Of the 571 government colleges in the state, 119 have fewer than 100 students. Many new institutions have less than ten. Staffing, too, remains ad hoc - 90 per cent of the colleges have no permanent principal; only 13 out of 435 have full-time heads.

Most of these colleges have been opened in constituencies of ruling party leaders, prompting the opposition to accuse the government of using education as an electoral ploy.

"Colleges were opened without any demand or survey, just in BJP MLAs' areas to appease the youth and collect votes," said Congress's former MLA Sukhendra Singh Bana.

Raigaon in Satna tells a similar story. With 16 students and 15 staff, plus one in-charge principal, the Government college, Raigaon appears to be a comically precise model of equality - one teacher per student, and sometimes more. However, classes rarely take place. Instead, the corridors echo with silence, and faculty members wait with the hopeful gaze of hosts expecting guests at a party that never begins.

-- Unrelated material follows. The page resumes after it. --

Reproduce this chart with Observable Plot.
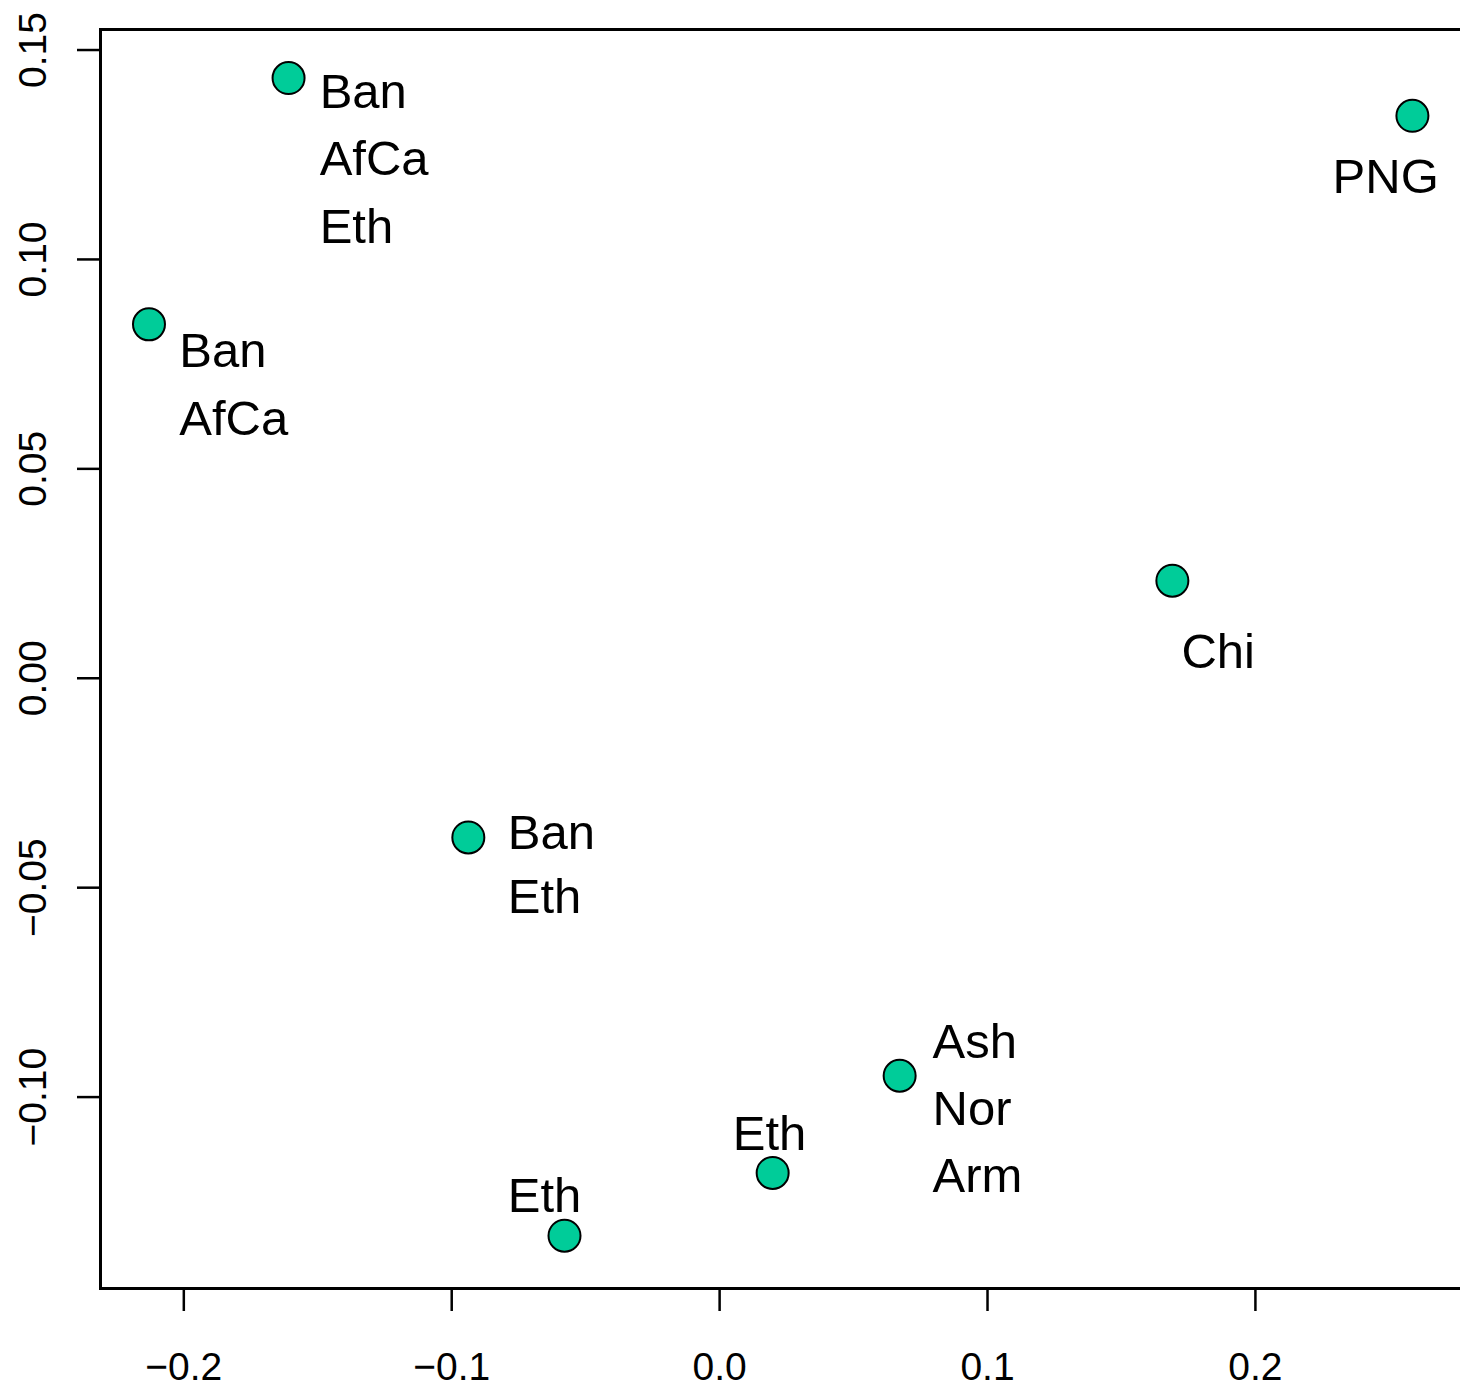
<!DOCTYPE html>
<html>
<head>
<meta charset="utf-8">
<script src="https://cdn.jsdelivr.net/npm/d3@7"></script>
<script src="https://cdn.jsdelivr.net/npm/@observablehq/plot@0.6"></script>
<style>
  body { margin: 0; background: #fff; }
  svg { display: block; }
</style>
</head>
<body>
<div id="chart"></div>
<script>
// Scores of the eight samples on the first two principal components
const pc1 = [-0.1609, -0.2130, 0.2586, 0.1690, -0.0938, 0.0672, 0.0198, -0.0579];
const pc2 = [0.1433, 0.0845, 0.1343, 0.0233, -0.0380, -0.0949, -0.1181, -0.1331];

// Population annotations, each anchored (left edge, line middle) in score units
const labelText = ["Ban", "AfCa", "Eth", "Ban", "AfCa", "PNG", "Chi", "Ban", "Eth", "Ash", "Nor", "Arm", "Eth", "Eth"];
const labelX = [-0.1493, -0.1493, -0.1493, -0.2017, -0.2017, 0.2288, 0.1724, -0.0791, -0.0791, 0.0795, 0.0795, 0.0795, 0.0049, -0.0791];
const labelY = [0.1400, 0.1240, 0.1077, 0.0780, 0.0618, 0.1195, 0.0061, -0.0371, -0.0522, -0.0870, -0.1030, -0.1190, -0.1090, -0.1236];

// Axis ticks
const xTicks = [-0.2, -0.1, 0.0, 0.1, 0.2];
const yTicks = [-0.10, -0.05, 0.00, 0.05, 0.10, 0.15];

const points = pc1.map((x, i) => ({x, y: pc2[i]}));
const labels = labelText.map((text, i) => ({text, x: labelX[i], y: labelY[i]}));

const chart = Plot.plot({
  width: 1460,
  height: 1390,
  marginLeft: 100,
  marginRight: -2,
  marginTop: 29,
  marginBottom: 102,
  style: {
    fontFamily: "'Liberation Sans', Arial, Helvetica, sans-serif",
    background: "#fff",
    color: "#000"
  },
  x: {domain: [-0.2311, 0.2773]},
  y: {domain: [-0.1457, 0.1549]},
  marks: [
    Plot.axisX({
      ticks: xTicks, tickFormat: d3.format(".1f"),
      tickSize: 23, tickPadding: 41, fontSize: 39, strokeWidth: 2.5, label: null
    }),
    Plot.axisY({
      ticks: yTicks, tickFormat: d3.format(".2f"),
      tickSize: 23, tickPadding: 32, tickRotate: -90, fontSize: 39, strokeWidth: 2.5, label: null
    }),
    Plot.frame({stroke: "#000", strokeWidth: 3}),
    Plot.dot(points, {x: "x", y: "y", r: 16, fill: "#00CC99", stroke: "#000", strokeWidth: 2}),
    Plot.text(labels, {
      x: "x", y: "y", text: "text",
      textAnchor: "start", lineAnchor: "middle", fontSize: 49, fill: "#000"
    })
  ]
});

document.getElementById("chart").append(chart);
</script>
</body>
</html>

Student Union Aspirants Without Students

Ironically, in these deserted colleges, there are still aspiring student leaders.

In Phanda, a young man, Rahul Mewada, hopes to become the student union president. He isn't enrolled yet, but plans to transfer from another college next month. "If the number of students increases, I'll contest. I'm with Akhil Bharatiya Vidyarthi Parishad - it's a step below BJP," he confidently said.

These institutions stand as monuments to mismanagement - colleges without students, faculties without purpose, and policies without foresight. Where once knowledge was to be imparted, now there are locked doors, borrowed buildings, and blackboards that haven't seen chalk in months.